Lembrei-lhe que a última estação da via-sacra não é mais o enterro de Jesus e sim sua ressurreição. Depois da décima segunda, há o descimento da cruz, o enterro e, finalmente, há uma décima quinta. Brincando lembrei-lhe também que o rosário não é mais feito de três terços e sim de quatro quartos. Agora se reza o quarto do rosário e se contemplam os mistérios luminosos de Cristo. O Papa João Paulo II, que de sofrimento entendeu a vida inteira, já na velhice introduziu esta mudança na prece secular dos católicos, fez algo questionador. Precisamos contemplar a vida e as suas dores, à luz da esperança no Cristo.
Falei-lhe de uma peça que vi nos meus tempos de estudante de Teologia em Milwaukee, Wisconsin, nos Estados Unidos. Tinha cinco atos. Chamava-se A incansável Julieta. Não me lembro do seu autor. O primeiro ato durou oito minutos; o segundo, catorze; o terceiro, dez; e o quarto, outros dez. Imaginávamos que a peça terminaria em mais quinze minutos, perfazendo menos de uma hora. Mas o último ato foi o mais longo. Durou uma hora e meia e a cada momento ficava mais intrigante. O que poderia ser o desfecho rápido, foi só alegria e riso. A tragédia acabara no quarto ato e o último foi um riso depois do outro. Contei-a em detalhes, para que Glenda tivesse tempo de pensar na sua própria vida.

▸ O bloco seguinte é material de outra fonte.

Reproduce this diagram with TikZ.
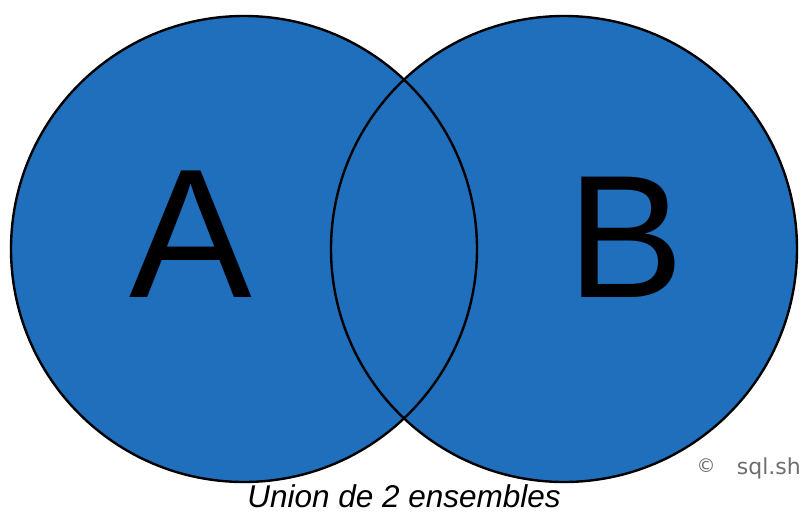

Pensou e riu com dificuldade, mas havia brilho nos olhos. “Está me dizendo que viverei muitos anos e eles serão felizes?”, perguntou. Respondi que não era pregador de garantir e dar certezas de curas. Isso outras Igrejas e outros pregadores o fazem. Eu prego esperanças que Paulo assevera ser a missão de todo cristão. Somos salvos por ela. Citei o texto:
1Tendo sido, pois, justificados pela fé, temos paz com Deus, por nosso Senhor Jesus Cristo, pelo qual também temos entrada pela fé a esta graça, na qual estamos firmes, e nos gloriamos na esperança da glória de Deus. E não somente isto, mas também nos gloriamos até nas tribulações, por saber que a tribulação produz a paciência, e a paciência traz a experiência, e a experiência traz a esperança. E a esperança não semeia confusão, porque o amor de Deus toma conta dos nossos corações pelo Espírito Santo que nos foi dado (Rm 5,1-5).
Disse-lhe que lhe desejava exatamente isso. Voltei a insistir que, às vezes, o que pensamos ser um trágico desfecho pode ser como o último ato daquela peça que vi: longo e feliz, até porque, sem esperança, a vida perde seus matizes! Quem disse que o último ato de nossa vida tem que ser mais triste e mais breve do que os outros? Aconteceu com milhões de sofredores. Por que não aconteceria depois de algumas sessões de quimioterapia?